→ Data
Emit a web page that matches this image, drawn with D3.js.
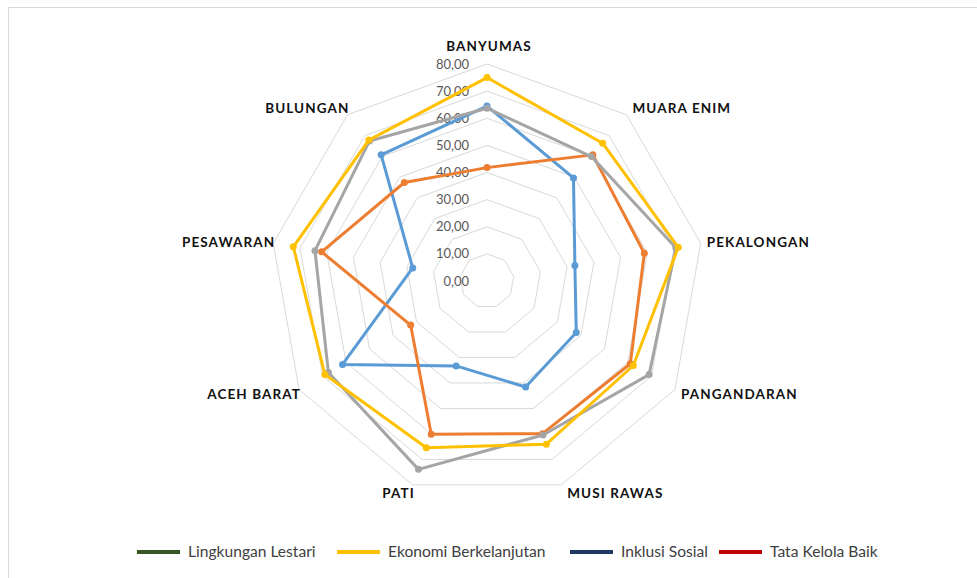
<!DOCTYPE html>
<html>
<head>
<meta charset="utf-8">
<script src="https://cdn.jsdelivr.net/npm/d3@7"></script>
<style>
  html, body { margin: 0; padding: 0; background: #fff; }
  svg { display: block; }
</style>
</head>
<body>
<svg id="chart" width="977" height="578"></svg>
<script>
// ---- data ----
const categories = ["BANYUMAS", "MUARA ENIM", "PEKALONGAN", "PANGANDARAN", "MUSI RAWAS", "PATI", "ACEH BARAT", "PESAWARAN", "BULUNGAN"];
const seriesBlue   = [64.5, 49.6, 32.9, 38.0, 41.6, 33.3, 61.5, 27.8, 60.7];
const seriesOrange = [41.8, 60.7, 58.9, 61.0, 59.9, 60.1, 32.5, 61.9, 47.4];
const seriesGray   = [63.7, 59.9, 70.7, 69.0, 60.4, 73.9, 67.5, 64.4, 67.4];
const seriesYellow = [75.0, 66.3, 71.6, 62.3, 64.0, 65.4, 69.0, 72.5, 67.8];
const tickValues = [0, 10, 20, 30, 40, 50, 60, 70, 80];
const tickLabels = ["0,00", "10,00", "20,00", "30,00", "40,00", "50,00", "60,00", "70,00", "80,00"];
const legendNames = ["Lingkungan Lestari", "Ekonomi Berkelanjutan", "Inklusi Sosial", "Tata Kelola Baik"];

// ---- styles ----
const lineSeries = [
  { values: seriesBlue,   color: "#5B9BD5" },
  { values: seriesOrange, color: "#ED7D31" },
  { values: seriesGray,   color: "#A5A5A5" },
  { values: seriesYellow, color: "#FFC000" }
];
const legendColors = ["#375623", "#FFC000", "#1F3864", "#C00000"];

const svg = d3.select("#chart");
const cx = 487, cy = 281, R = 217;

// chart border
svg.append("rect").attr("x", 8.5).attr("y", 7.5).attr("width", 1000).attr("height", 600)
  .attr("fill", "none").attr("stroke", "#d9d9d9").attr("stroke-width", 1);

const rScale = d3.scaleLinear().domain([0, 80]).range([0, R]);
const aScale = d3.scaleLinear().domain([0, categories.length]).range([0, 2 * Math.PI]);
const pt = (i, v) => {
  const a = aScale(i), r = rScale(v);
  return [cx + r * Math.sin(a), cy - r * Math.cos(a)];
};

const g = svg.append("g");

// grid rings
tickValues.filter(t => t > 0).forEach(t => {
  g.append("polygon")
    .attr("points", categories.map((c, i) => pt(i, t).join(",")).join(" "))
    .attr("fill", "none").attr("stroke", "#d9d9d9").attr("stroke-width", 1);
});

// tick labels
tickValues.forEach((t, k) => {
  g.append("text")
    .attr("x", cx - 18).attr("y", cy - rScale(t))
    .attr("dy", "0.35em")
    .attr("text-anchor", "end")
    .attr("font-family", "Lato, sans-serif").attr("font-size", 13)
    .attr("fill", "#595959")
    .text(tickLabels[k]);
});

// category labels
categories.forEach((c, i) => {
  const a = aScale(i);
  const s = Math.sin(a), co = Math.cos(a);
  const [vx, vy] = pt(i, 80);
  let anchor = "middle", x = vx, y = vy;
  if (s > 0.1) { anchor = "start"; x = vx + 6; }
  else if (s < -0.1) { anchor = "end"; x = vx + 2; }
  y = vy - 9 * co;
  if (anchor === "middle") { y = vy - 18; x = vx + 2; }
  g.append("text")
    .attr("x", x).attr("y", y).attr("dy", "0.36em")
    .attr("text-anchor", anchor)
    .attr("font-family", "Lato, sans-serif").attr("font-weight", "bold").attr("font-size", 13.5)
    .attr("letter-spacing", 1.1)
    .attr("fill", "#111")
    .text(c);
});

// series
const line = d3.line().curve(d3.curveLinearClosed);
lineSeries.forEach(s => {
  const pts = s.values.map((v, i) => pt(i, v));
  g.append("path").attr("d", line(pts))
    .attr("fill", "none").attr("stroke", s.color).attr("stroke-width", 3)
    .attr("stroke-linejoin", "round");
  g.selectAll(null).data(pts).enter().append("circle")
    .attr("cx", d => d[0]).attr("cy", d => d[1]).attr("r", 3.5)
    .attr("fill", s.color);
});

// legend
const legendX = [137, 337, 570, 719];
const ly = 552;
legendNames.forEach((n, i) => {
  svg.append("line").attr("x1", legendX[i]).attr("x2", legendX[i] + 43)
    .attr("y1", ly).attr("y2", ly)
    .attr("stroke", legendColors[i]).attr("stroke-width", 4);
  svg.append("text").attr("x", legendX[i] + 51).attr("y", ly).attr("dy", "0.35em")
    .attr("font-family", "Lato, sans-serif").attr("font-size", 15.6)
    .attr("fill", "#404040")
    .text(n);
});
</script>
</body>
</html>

→ Exercise goal
Reproduce the full material exactly, excluding the pictures.

→ Finished answer
Emit a web page that matches this image, drawn with D3.js.
<!DOCTYPE html>
<html>
<head>
<meta charset="utf-8">
<script src="https://cdn.jsdelivr.net/npm/d3@7"></script>
<style>
  html, body { margin: 0; padding: 0; background: #fff; }
  svg { display: block; }
</style>
</head>
<body>
<svg id="chart" width="977" height="578"></svg>
<script>
// ---- data ----
const categories = ["BANYUMAS", "MUARA ENIM", "PEKALONGAN", "PANGANDARAN", "MUSI RAWAS", "PATI", "ACEH BARAT", "PESAWARAN", "BULUNGAN"];
const seriesBlue   = [64.5, 49.6, 32.9, 38.0, 41.6, 33.3, 61.5, 27.8, 60.7];
const seriesOrange = [41.8, 60.7, 58.9, 61.0, 59.9, 60.1, 32.5, 61.9, 47.4];
const seriesGray   = [63.7, 59.9, 70.7, 69.0, 60.4, 73.9, 67.5, 64.4, 67.4];
const seriesYellow = [75.0, 66.3, 71.6, 62.3, 64.0, 65.4, 69.0, 72.5, 67.8];
const tickValues = [0, 10, 20, 30, 40, 50, 60, 70, 80];
const tickLabels = ["0,00", "10,00", "20,00", "30,00", "40,00", "50,00", "60,00", "70,00", "80,00"];
const legendNames = ["Lingkungan Lestari", "Ekonomi Berkelanjutan", "Inklusi Sosial", "Tata Kelola Baik"];

// ---- styles ----
const lineSeries = [
  { values: seriesBlue,   color: "#5B9BD5" },
  { values: seriesOrange, color: "#ED7D31" },
  { values: seriesGray,   color: "#A5A5A5" },
  { values: seriesYellow, color: "#FFC000" }
];
const legendColors = ["#375623", "#FFC000", "#1F3864", "#C00000"];

const svg = d3.select("#chart");
const cx = 487, cy = 281, R = 217;

// chart border
svg.append("rect").attr("x", 8.5).attr("y", 7.5).attr("width", 1000).attr("height", 600)
  .attr("fill", "none").attr("stroke", "#d9d9d9").attr("stroke-width", 1);

const rScale = d3.scaleLinear().domain([0, 80]).range([0, R]);
const aScale = d3.scaleLinear().domain([0, categories.length]).range([0, 2 * Math.PI]);
const pt = (i, v) => {
  const a = aScale(i), r = rScale(v);
  return [cx + r * Math.sin(a), cy - r * Math.cos(a)];
};

const g = svg.append("g");

// grid rings
tickValues.filter(t => t > 0).forEach(t => {
  g.append("polygon")
    .attr("points", categories.map((c, i) => pt(i, t).join(",")).join(" "))
    .attr("fill", "none").attr("stroke", "#d9d9d9").attr("stroke-width", 1);
});

// tick labels
tickValues.forEach((t, k) => {
  g.append("text")
    .attr("x", cx - 18).attr("y", cy - rScale(t))
    .attr("dy", "0.35em")
    .attr("text-anchor", "end")
    .attr("font-family", "Lato, sans-serif").attr("font-size", 13)
    .attr("fill", "#595959")
    .text(tickLabels[k]);
});

// category labels
categories.forEach((c, i) => {
  const a = aScale(i);
  const s = Math.sin(a), co = Math.cos(a);
  const [vx, vy] = pt(i, 80);
  let anchor = "middle", x = vx, y = vy;
  if (s > 0.1) { anchor = "start"; x = vx + 6; }
  else if (s < -0.1) { anchor = "end"; x = vx + 2; }
  y = vy - 9 * co;
  if (anchor === "middle") { y = vy - 18; x = vx + 2; }
  g.append("text")
    .attr("x", x).attr("y", y).attr("dy", "0.36em")
    .attr("text-anchor", anchor)
    .attr("font-family", "Lato, sans-serif").attr("font-weight", "bold").attr("font-size", 13.5)
    .attr("letter-spacing", 1.1)
    .attr("fill", "#111")
    .text(c);
});

// series
const line = d3.line().curve(d3.curveLinearClosed);
lineSeries.forEach(s => {
  const pts = s.values.map((v, i) => pt(i, v));
  g.append("path").attr("d", line(pts))
    .attr("fill", "none").attr("stroke", s.color).attr("stroke-width", 3)
    .attr("stroke-linejoin", "round");
  g.selectAll(null).data(pts).enter().append("circle")
    .attr("cx", d => d[0]).attr("cy", d => d[1]).attr("r", 3.5)
    .attr("fill", s.color);
});

// legend
const legendX = [137, 337, 570, 719];
const ly = 552;
legendNames.forEach((n, i) => {
  svg.append("line").attr("x1", legendX[i]).attr("x2", legendX[i] + 43)
    .attr("y1", ly).attr("y2", ly)
    .attr("stroke", legendColors[i]).attr("stroke-width", 4);
  svg.append("text").attr("x", legendX[i] + 51).attr("y", ly).attr("dy", "0.35em")
    .attr("font-family", "Lato, sans-serif").attr("font-size", 15.6)
    .attr("fill", "#404040")
    .text(n);
});
</script>
</body>
</html>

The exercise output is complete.